Despite the great geological peculiarities and habitat heterogeneity of the karst lake systems in Croatia, the fish community of this region is naturally relatively species-poor, with the ichthyofauna in lake types HR-J_1A and HR-J_1B even being described as “A Wealth of Simplicity“ (Buj et al. 2023). In general, the increased fish biomass is associated with allochthonous, more gamefish-like species, which have a negative impact on the lake ecological quality status, as was also proven in this research where a statistically significant negative relationship was found between fish biomass and final EQR values.
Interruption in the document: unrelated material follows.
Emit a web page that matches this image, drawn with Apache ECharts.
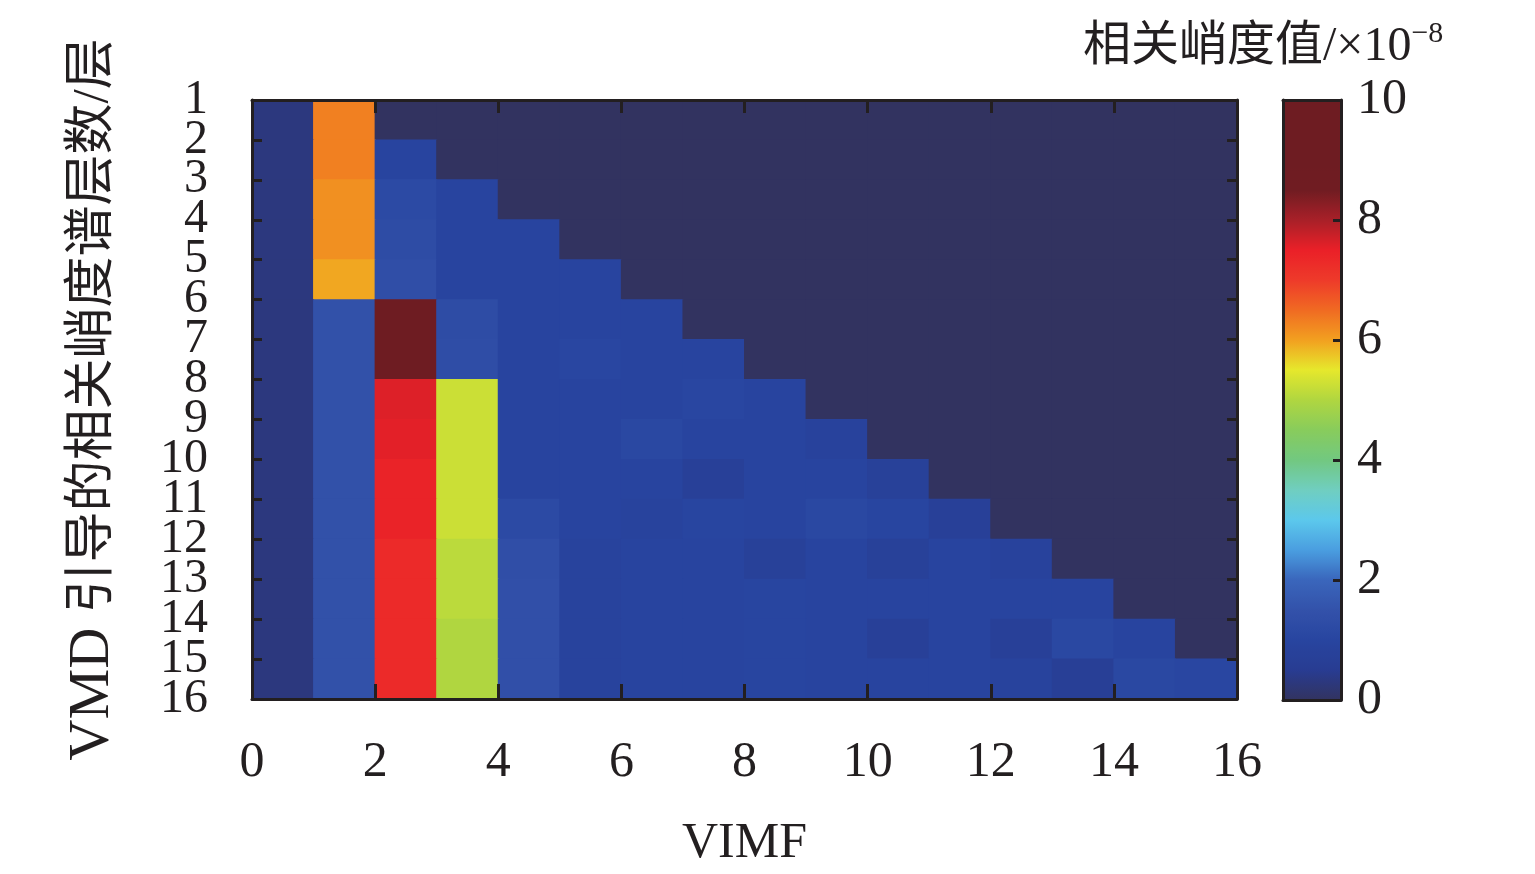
<!DOCTYPE html>
<html>
<head>
<meta charset="utf-8">
<script src="https://cdn.jsdelivr.net/npm/echarts@6/dist/echarts.min.js"></script>
<style>
html,body{margin:0;padding:0;background:#fff;}
#chart{width:1535px;height:874px;}
</style>
</head>
<body>
<div id="chart"></div>
<script>
// VIMF column categories (cells 0-1, 1-2, ..., 15-16)
const vimfCells = ['1','2','3','4','5','6','7','8','9','10','11','12','13','14','15','16'];
// Layer rows (cells between y ticks 1-2, 2-3, ..., 15-16)
const layerRows = ['1','2','3','4','5','6','7','8','9','10','11','12','13','14','15'];
// Tick labels
const xTickLabels = [0, 2, 4, 6, 8, 10, 12, 14, 16];
const yTickLabels = [1, 2, 3, 4, 5, 6, 7, 8, 9, 10, 11, 12, 13, 14, 15, 16];
const colorbarTicks = [0, 2, 4, 6, 8, 10];

// Correlated kurtosis values (×10^-8), one array per row, one value per VIMF cell
const row1  = [0.3, 6.3, 0, 0, 0, 0, 0, 0, 0, 0, 0, 0, 0, 0, 0, 0];
const row2  = [0.3, 6.3, 0.95, 0, 0, 0, 0, 0, 0, 0, 0, 0, 0, 0, 0, 0];
const row3  = [0.3, 6.15, 1.2, 0.95, 0, 0, 0, 0, 0, 0, 0, 0, 0, 0, 0, 0];
const row4  = [0.3, 6.15, 1.25, 0.95, 0.95, 0, 0, 0, 0, 0, 0, 0, 0, 0, 0, 0];
const row5  = [0.3, 5.95, 1.35, 0.95, 0.95, 0.95, 0, 0, 0, 0, 0, 0, 0, 0, 0, 0];
const row6  = [0.3, 1.45, 9.0, 1.25, 0.95, 0.95, 0.95, 0, 0, 0, 0, 0, 0, 0, 0, 0];
const row7  = [0.3, 1.45, 9.0, 1.3, 0.95, 1.05, 0.95, 0.95, 0, 0, 0, 0, 0, 0, 0, 0];
const row8  = [0.3, 1.45, 7.6, 5.25, 0.95, 0.95, 0.95, 1.05, 0.95, 0, 0, 0, 0, 0, 0, 0];
const row9  = [0.3, 1.45, 7.55, 5.25, 0.95, 0.95, 1.1, 0.95, 0.95, 0.85, 0, 0, 0, 0, 0, 0];
const row10 = [0.3, 1.45, 7.45, 5.25, 0.95, 0.95, 0.95, 0.7, 0.95, 0.95, 0.75, 0, 0, 0, 0, 0];
const row11 = [0.3, 1.45, 7.45, 5.25, 1.2, 0.95, 0.9, 1.0, 0.95, 1.1, 1.0, 0.7, 0, 0, 0, 0];
const row12 = [0.3, 1.45, 7.3, 5.1, 1.35, 0.9, 0.95, 0.95, 0.75, 0.95, 0.75, 0.95, 0.85, 0, 0, 0];
const row13 = [0.3, 1.45, 7.3, 5.1, 1.4, 0.9, 0.95, 0.95, 1.0, 0.95, 0.95, 0.95, 0.95, 0.95, 0, 0];
const row14 = [0.3, 1.45, 7.3, 5.0, 1.4, 0.9, 0.95, 0.95, 1.0, 0.95, 0.7, 0.95, 0.7, 1.1, 0.95, 0];
const row15 = [0.3, 1.45, 7.3, 5.0, 1.4, 0.9, 0.95, 0.95, 1.0, 0.95, 0.95, 0.95, 0.9, 0.65, 1.1, 1.05];
const rows = [row1, row2, row3, row4, row5, row6, row7, row8, row9, row10, row11, row12, row13, row14, row15];

// colormap (evenly spaced 0..10)
const cmap = ['#323360','#283c92','#2845a0','#3352aa','#3a66bc','#4a9ee0','#5cc8ec','#70cec0','#72c880','#88cc5c',
              '#b0d640','#e6e82c','#f2a020','#f06a22','#ee3a2a','#ea2028','#a82028','#701c22','#6e1c22','#6e1c22','#6e1c22'];

const data = [];
rows.forEach((r, yi) => r.forEach((v, xi) => data.push([xi, yi, v])));

const INK = '#231f20';
const NUMFONT = "'Liberation Serif', 'Times New Roman', serif";
const CJKFONT = "'Liberation Serif', 'Noto Sans CJK SC', serif";
const line = {show: true, onZero: false, lineStyle: {color: INK, width: 3}};
const yFirst = yTickLabels[0], yLast = yTickLabels[yTickLabels.length - 1];
const yLabelStyle = {fontSize: 48, fontFamily: NUMFONT, color: INK, margin: 44};

const chart = echarts.init(document.getElementById('chart'));
chart.setOption({
  animation: false,
  backgroundColor: '#ffffff',
  title: {
    text: '{a|相关峭度值/×10}{b|−8}',
    left: 1078, top: 14,
    textStyle: {
      fontWeight: 'normal',
      rich: {
        a: {fontSize: 48, fontWeight: 'normal', color: INK, fontFamily: CJKFONT, lineHeight: 56},
        b: {fontSize: 30, fontWeight: 'normal', color: INK, fontFamily: NUMFONT, verticalAlign: 'top', lineHeight: 56}
      }
    }
  },
  grid: [
    {left: 252, top: 100, width: 985, height: 600},
    {left: 1283, top: 100, width: 58, height: 600}
  ],
  xAxis: [
    {type: 'category', gridIndex: 0, data: vimfCells, show: false},
    {type: 'value', gridIndex: 0, min: 0, max: 16, interval: 2, position: 'bottom', z: 10,
     axisLine: line, splitLine: {show: false},
     axisTick: {inside: true, length: 15, lineStyle: {color: INK, width: 3}},
     axisLabel: {fontSize: 50, fontFamily: NUMFONT, color: INK, margin: 39, showMinLabel: true, showMaxLabel: true,
                 formatter: v => xTickLabels.includes(v) ? String(v) : ''},
     name: 'VIMF', nameLocation: 'middle', nameGap: 120,
     nameTextStyle: {fontSize: 50, fontFamily: NUMFONT, color: INK}},
    {type: 'value', gridIndex: 0, min: 0, max: 16, interval: 2, position: 'top', z: 10,
     axisLine: line, splitLine: {show: false},
     axisTick: {inside: true, length: 13, lineStyle: {color: INK, width: 3}},
     axisLabel: {show: false}},
    {type: 'value', gridIndex: 1, min: 0, max: 1, position: 'bottom', z: 10,
     axisLine: line, splitLine: {show: false}, axisTick: {show: false}, axisLabel: {show: false}},
    {type: 'value', gridIndex: 1, min: 0, max: 1, position: 'top', z: 10,
     axisLine: line, splitLine: {show: false}, axisTick: {show: false}, axisLabel: {show: false}}
  ],
  yAxis: [
    {type: 'category', gridIndex: 0, data: layerRows, inverse: true, show: false},
    // main left axis: ticks 1..16, labels 2..15
    {type: 'value', gridIndex: 0, min: 1, max: 16, interval: 1, inverse: true, position: 'left', z: 10,
     axisLine: line, splitLine: {show: false},
     axisTick: {inside: true, length: 10, lineStyle: {color: INK, width: 3}},
     axisLabel: Object.assign({showMinLabel: false, showMaxLabel: false,
                 formatter: v => (yTickLabels.includes(v) && v !== yFirst && v !== yLast) ? String(v) : ''}, yLabelStyle),
     name: '{v|VMD }{c|引导的相关峭度谱层数/层}', nameLocation: 'middle', nameRotate: 90, nameGap: 130,
     nameTextStyle: {color: INK, rich: {
       v: {fontSize: 57, fontFamily: NUMFONT, color: INK},
       c: {fontSize: 51, fontFamily: CJKFONT, color: INK}
     }}},
    {type: 'value', gridIndex: 0, min: 1, max: 16, interval: 1, inverse: true, position: 'right', z: 10,
     axisLine: line, splitLine: {show: false},
     axisTick: {inside: true, length: 10, lineStyle: {color: INK, width: 3}},
     axisLabel: {show: false}},
    {type: 'value', gridIndex: 1, min: 0, max: 10, interval: 2, position: 'right', z: 10,
     axisLine: line, splitLine: {show: false},
     axisTick: {inside: true, length: 8, lineStyle: {color: INK, width: 3}},
     axisLabel: {fontSize: 50, fontFamily: NUMFONT, color: INK, margin: 16, showMinLabel: true, showMaxLabel: true,
                 formatter: v => colorbarTicks.includes(v) ? String(v) : ''}},
    {type: 'value', gridIndex: 1, min: 0, max: 10, interval: 2, position: 'left', z: 10,
     axisLine: line, splitLine: {show: false}, axisTick: {show: false}, axisLabel: {show: false}},
    // end labels 1 and 16 of the left axis
    {type: 'value', gridIndex: 0, min: yFirst, max: yLast, interval: yLast - yFirst, inverse: true, position: 'left', z: 10,
     axisLine: {show: false, onZero: false}, splitLine: {show: false}, axisTick: {show: false},
     axisLabel: Object.assign({showMinLabel: true, showMaxLabel: true}, yLabelStyle)}
  ],
  visualMap: {
    type: 'continuous', min: 0, max: 10, seriesIndex: 0,
    orient: 'vertical', left: 1283, top: 100, itemWidth: 58, itemHeight: 600,
    padding: 0, calculable: false, hoverLink: false, realtime: false,
    text: null, showLabel: false,
    inRange: {color: cmap}
  },
  series: [{
    type: 'custom', xAxisIndex: 0, yAxisIndex: 0, data: data,
    encode: {x: 0, y: 1},
    renderItem: function (params, api) {
      const c = api.coord([api.value(0), api.value(1)]);
      const s = api.size([1, 1]);
      return {
        type: 'rect',
        shape: {x: c[0] - s[0] / 2 - 0.5, y: c[1] - s[1] / 2 - 0.5, width: s[0] + 1, height: s[1] + 1},
        style: {fill: api.visual('color')}
      };
    }
  }]
});
</script>
</body>
</html>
Finally, it is very important to point out that for these ecosystems, which have a very narrow gradient of environmental factors governing the macroinvertebrate community, it is extremely important to identify the invertebrates at lowest possible level (preferred species and genus), as different species of the same genus may have different preferences (as shown in Dorić et al. 2020). In these lakes, coarse taxonomic identification would lead to a false projection of low local diversity and, consequently, to a biased assessment of ecological quality. All the metrics we selected are highly dependent on high taxonomic resolution (% Chironomini; Diversity Margalef index; EPT (%) abundance classes; Number of families) and it is likely that the results would not reflect the true state of the lakes if a more robust determination was applied in this quality assessment method. We strongly recommend that future bioassessments focus both on the training of new taxonomists as well as the implementation of DNA barcoding and eDNA-based identification in order to obtain the most accurate bioassessments possible. This is because, as Ntislidou et al. (2023) noted, close collaboration between the two methods is still necessary, as all eDNA data still require a “classical taxonomist” for interpretation.

5 Conclusions

This study makes an important contribution to the assessment of water quality by considering the complexity of the of Dinaric karst lakes, which are characterized by their geological specificity and ecological importance. The developed regression model for macroinvertebrate metrics provides a holistic approach to assess the ecological status of these lakes, considering diverse types within the region. The results emphasize the importance of including specific metrics and understanding pressure-response relationships for an accurate assessment of water quality. The vulnerability of these lakes to climate change, particularly in terms of changing precipitation patterns and more frequent droughts, can have a significant impact on water quality and macroinvertebrate communities, so a customized assessment system for each lake type is a crucial steppingstone for future climate change mitigation efforts. The implications of the study extend to the broader context of freshwater ecosystem management, which faces similar challenges worldwide, and emphasize the need for tailored assessment models and continuous monitoring to ensure the maintenance of biodiversity and ecological balance.